# Need copic/tria marker color names for these prismacolors (and vice versa)



## Aheria (Apr 20, 2010)

So, I have some color names I need "Translated" into other marker color names or as close as I can to it. I like to put the marker color that is closest to the digital colors used for my character, so when I give the ref to an artist in person, they have an exact idea what color they should be.

I need these prismacolor marker names "translated" into copic and tria colors, please?
Apple Green, Ultramarine blue, true blue, indigo blue, and french grey 30%. I'm sure that the cool grey is most likely neutral grey or toning grey.

Also, these copics into prismacolor and tria?
Dark suntan, leather, moon white, ice ocean, skin white.

Thank you for your time.


----------



## Ilayas (Apr 20, 2010)

Why not just scan the colors with a scanner then use the eyedropper tool in photoshop (or whatever other program u are using) and then get the hex code for the color that way? 

With the hex code you can translate that into any number of color systems.

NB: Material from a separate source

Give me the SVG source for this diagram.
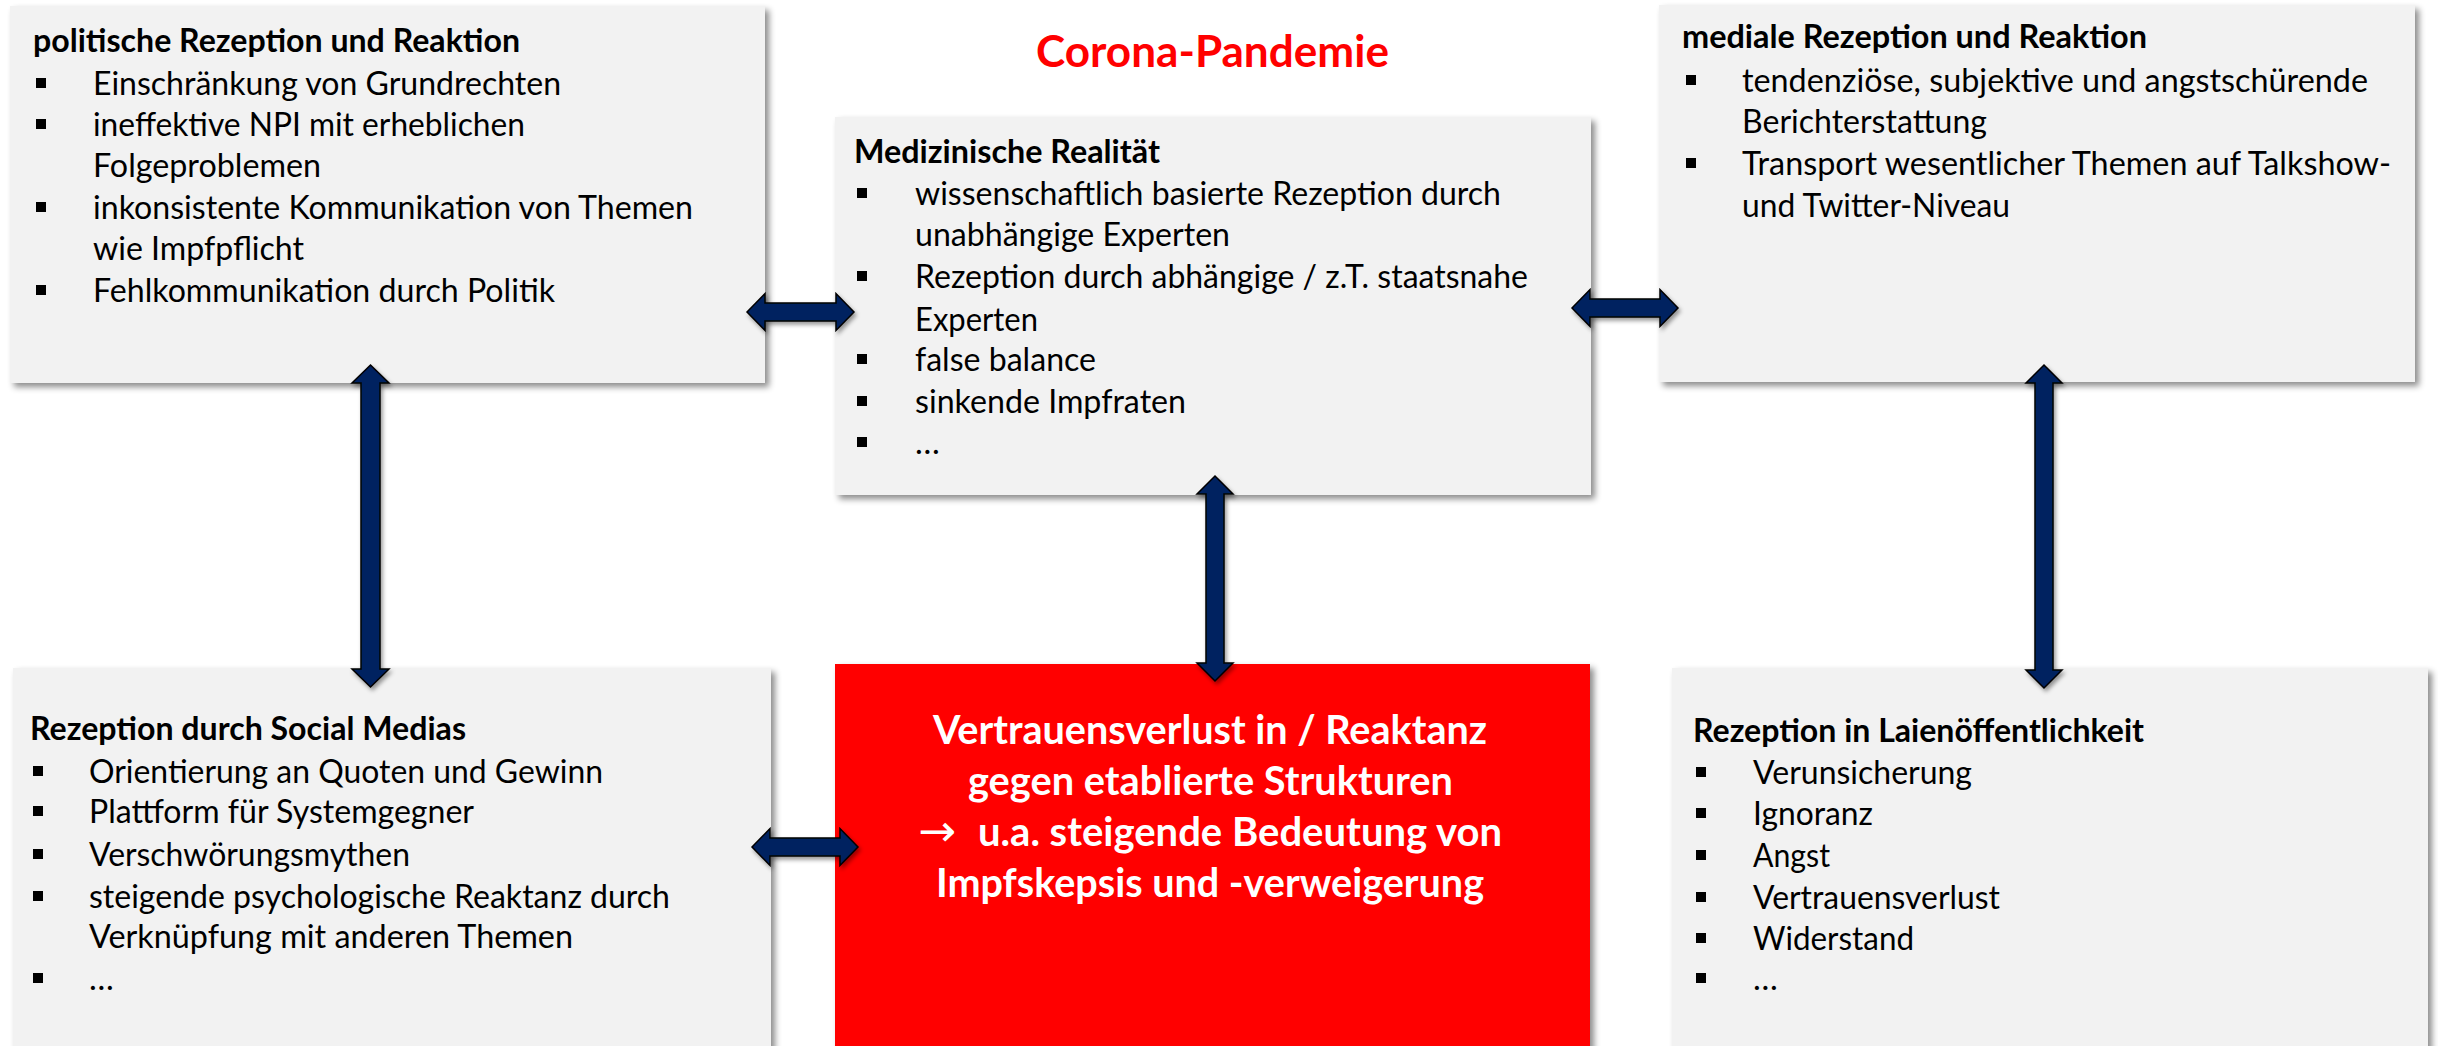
<svg xmlns="http://www.w3.org/2000/svg" width="2438" height="1046" viewBox="0 0 2438 1046">
<defs>
<filter id="sh" x="-5%" y="-5%" width="115%" height="115%">
<feDropShadow dx="4" dy="4" stdDeviation="3" flood-color="#000" flood-opacity="0.45"/>
</filter>
<filter id="ash" x="-20%" y="-20%" width="150%" height="150%">
<feDropShadow dx="2" dy="3" stdDeviation="2" flood-color="#000" flood-opacity="0.4"/>
</filter>
</defs>
<style>
.box{fill:#F2F2F2;filter:url(#sh)}
.red{fill:#FF0000;filter:url(#sh)}
.t{font-family:Lato,"Open Sans",sans-serif;font-size:33px;fill:#000}
.h{font-family:Lato,"Open Sans",sans-serif;font-size:33px;font-weight:bold;fill:#000}
.w{font-family:Lato,"Open Sans",sans-serif;font-size:40px;font-weight:bold;fill:#FFFFFF}
.title{font-family:Lato,"Open Sans",sans-serif;font-size:44px;font-weight:bold;fill:#FF0000}
.b{fill:#000}
.arr{fill:#002060;stroke:#000;stroke-width:1.5;stroke-linejoin:miter;filter:url(#ash)}
</style>
<rect width="2438" height="1046" fill="#FFFFFF"/>

<g id="title">
<text class="title" x="1036" y="67" textLength="353" lengthAdjust="spacingAndGlyphs">Corona-Pandemie</text>
</g>

<g id="n-politik">
<rect class="box" x="10" y="6" width="755" height="377"/>
<text class="h" x="33" y="52" textLength="487" lengthAdjust="spacingAndGlyphs">politische Rezeption und Reaktion</text>
<rect class="b" x="36" y="78" width="10" height="10"/>
<text class="t" x="93" y="95" textLength="468" lengthAdjust="spacingAndGlyphs">Einschränkung von Grundrechten</text>
<rect class="b" x="36" y="119" width="10" height="10"/>
<text class="t" x="93" y="136" textLength="432" lengthAdjust="spacingAndGlyphs">ineffektive NPI mit erheblichen</text>
<text class="t" x="93" y="177" textLength="228" lengthAdjust="spacingAndGlyphs">Folgeproblemen</text>
<rect class="b" x="36" y="202" width="10" height="10"/>
<text class="t" x="93" y="219" textLength="600" lengthAdjust="spacingAndGlyphs">inkonsistente Kommunikation von Themen</text>
<text class="t" x="93" y="260" textLength="211" lengthAdjust="spacingAndGlyphs">wie Impfpflicht</text>
<rect class="b" x="36" y="285" width="10" height="10"/>
<text class="t" x="93" y="302" textLength="462" lengthAdjust="spacingAndGlyphs">Fehlkommunikation durch Politik</text>
</g>

<g id="n-medizin">
<rect class="box" x="835" y="117" width="756" height="378"/>
<text class="h" x="854" y="163" textLength="306" lengthAdjust="spacingAndGlyphs">Medizinische Realität</text>
<rect class="b" x="857" y="188" width="10" height="10"/>
<text class="t" x="915" y="205" textLength="586" lengthAdjust="spacingAndGlyphs">wissenschaftlich basierte Rezeption durch</text>
<text class="t" x="915" y="246" textLength="315" lengthAdjust="spacingAndGlyphs">unabhängige Experten</text>
<rect class="b" x="857" y="271" width="10" height="10"/>
<text class="t" x="915" y="288" textLength="613" lengthAdjust="spacingAndGlyphs">Rezeption durch abhängige / z.T. staatsnahe</text>
<text class="t" x="915" y="331" textLength="123" lengthAdjust="spacingAndGlyphs">Experten</text>
<rect class="b" x="857" y="354" width="10" height="10"/>
<text class="t" x="915" y="371" textLength="181" lengthAdjust="spacingAndGlyphs">false balance</text>
<rect class="b" x="857" y="396" width="10" height="10"/>
<text class="t" x="915" y="413" textLength="271" lengthAdjust="spacingAndGlyphs">sinkende Impfraten</text>
<rect class="b" x="857" y="437" width="10" height="10"/>
<text class="t" x="915" y="454">…</text>
</g>

<g id="n-medial">
<rect class="box" x="1659" y="5" width="756" height="377"/>
<text class="h" x="1682" y="48" textLength="465" lengthAdjust="spacingAndGlyphs">mediale Rezeption und Reaktion</text>
<rect class="b" x="1686" y="75" width="10" height="10"/>
<text class="t" x="1742" y="92" textLength="626" lengthAdjust="spacingAndGlyphs">tendenziöse, subjektive und angstschürende</text>
<text class="t" x="1742" y="133" textLength="245" lengthAdjust="spacingAndGlyphs">Berichterstattung</text>
<rect class="b" x="1686" y="158" width="10" height="10"/>
<text class="t" x="1742" y="175" textLength="649" lengthAdjust="spacingAndGlyphs">Transport wesentlicher Themen auf Talkshow-</text>
<text class="t" x="1742" y="217" textLength="268" lengthAdjust="spacingAndGlyphs">und Twitter-Niveau</text>
</g>

<g id="n-social">
<rect class="box" x="13" y="668" width="758" height="400"/>
<text class="h" x="30" y="740" textLength="436" lengthAdjust="spacingAndGlyphs">Rezeption durch Social Medias</text>
<rect class="b" x="33" y="766" width="10" height="10"/>
<text class="t" x="89" y="783" textLength="514" lengthAdjust="spacingAndGlyphs">Orientierung an Quoten und Gewinn</text>
<rect class="b" x="33" y="806" width="10" height="10"/>
<text class="t" x="89" y="823" textLength="385" lengthAdjust="spacingAndGlyphs">Plattform für Systemgegner</text>
<rect class="b" x="33" y="849" width="10" height="10"/>
<text class="t" x="89" y="866" textLength="321" lengthAdjust="spacingAndGlyphs">Verschwörungsmythen</text>
<rect class="b" x="33" y="891" width="10" height="10"/>
<text class="t" x="89" y="908" textLength="581" lengthAdjust="spacingAndGlyphs">steigende psychologische Reaktanz durch</text>
<text class="t" x="89" y="948" textLength="484" lengthAdjust="spacingAndGlyphs">Verknüpfung mit anderen Themen</text>
<rect class="b" x="33" y="973" width="10" height="10"/>
<text class="t" x="89" y="990">…</text>
</g>

<g id="n-vertrauen">
<rect class="red" x="835" y="664" width="755" height="404"/>
<text class="w" x="933" y="744" textLength="554" lengthAdjust="spacingAndGlyphs">Vertrauensverlust in / Reaktanz</text>
<text class="w" x="968" y="795" textLength="485" lengthAdjust="spacingAndGlyphs">gegen etablierte Strukturen</text>
<text x="918" y="846" font-family="DejaVu Sans, sans-serif" font-size="44" fill="#FFFFFF" textLength="38" lengthAdjust="spacingAndGlyphs">→</text>
<text class="w" x="978" y="846" textLength="524" lengthAdjust="spacingAndGlyphs">u.a. steigende Bedeutung von</text>
<text class="w" x="936" y="897" textLength="548" lengthAdjust="spacingAndGlyphs">Impfskepsis und -verweigerung</text>
</g>

<g id="n-laien">
<rect class="box" x="1672" y="668" width="756" height="400"/>
<text class="h" x="1693" y="742" textLength="451" lengthAdjust="spacingAndGlyphs">Rezeption in Laienöffentlichkeit</text>
<rect class="b" x="1696" y="767" width="10" height="10"/>
<text class="t" x="1753" y="784" textLength="219" lengthAdjust="spacingAndGlyphs">Verunsicherung</text>
<rect class="b" x="1696" y="808" width="10" height="10"/>
<text class="t" x="1753" y="825" textLength="120" lengthAdjust="spacingAndGlyphs">Ignoranz</text>
<rect class="b" x="1696" y="850" width="10" height="10"/>
<text class="t" x="1753" y="867" textLength="77" lengthAdjust="spacingAndGlyphs">Angst</text>
<rect class="b" x="1696" y="892" width="10" height="10"/>
<text class="t" x="1753" y="909" textLength="247" lengthAdjust="spacingAndGlyphs">Vertrauensverlust</text>
<rect class="b" x="1696" y="933" width="10" height="10"/>
<text class="t" x="1753" y="950" textLength="161" lengthAdjust="spacingAndGlyphs">Widerstand</text>
<rect class="b" x="1696" y="973" width="10" height="10"/>
<text class="t" x="1753" y="990">…</text>
</g>

<g id="connectors">
<polygon class="arr" points="747,312 765,293.5 765,303 836,303 836,293.5 854,312 836,330.5 836,321 765,321 765,330.5"/>
<polygon class="arr" points="1572,308 1590,289.5 1590,299 1660,299 1660,289.5 1678,308 1660,326.5 1660,317 1590,317 1590,326.5"/>
<polygon class="arr" points="752,847 770,828.5 770,838 840,838 840,828.5 858,847 840,865.5 840,856 770,856 770,865.5"/>
<polygon class="arr" points="370.5,365 389,383 380,383 380,669 389,669 370.5,687 352,669 361,669 361,383 352,383"/>
<polygon class="arr" points="1215,476 1233,494 1224,494 1224,663 1233,663 1215,681 1197,663 1206,663 1206,494 1197,494"/>
<polygon class="arr" points="2044,365 2062,383 2053,383 2053,670 2062,670 2044,688 2026,670 2035,670 2035,383 2026,383"/>
</g>
</svg>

Edit: They kind of have something that lets you do this on their site http://www.prismacolor.com/color-picker  Hope that helps


----------



## Aheria (Apr 20, 2010)

Ilayas said:


> Why not just scan the colors with a scanner then use the eyedropper tool in photoshop (or whatever other program u are using) and then get the hex code for the color that way?
> 
> With the hex code you can translate that into any number of color systems.
> 
> Edit: They kind of have something that lets you do this on their site http://www.prismacolor.com/color-picker  Hope that helps



Thats pretty nifty! I can scan the badge I have colored in the copics and use the color dropper to answer it into prismas at least 

As for the prismas into other, I"m not sure I have a badge atm that is definitively colored with those single colors >.< I no longer own anything except paint, hence my relying on others!


----------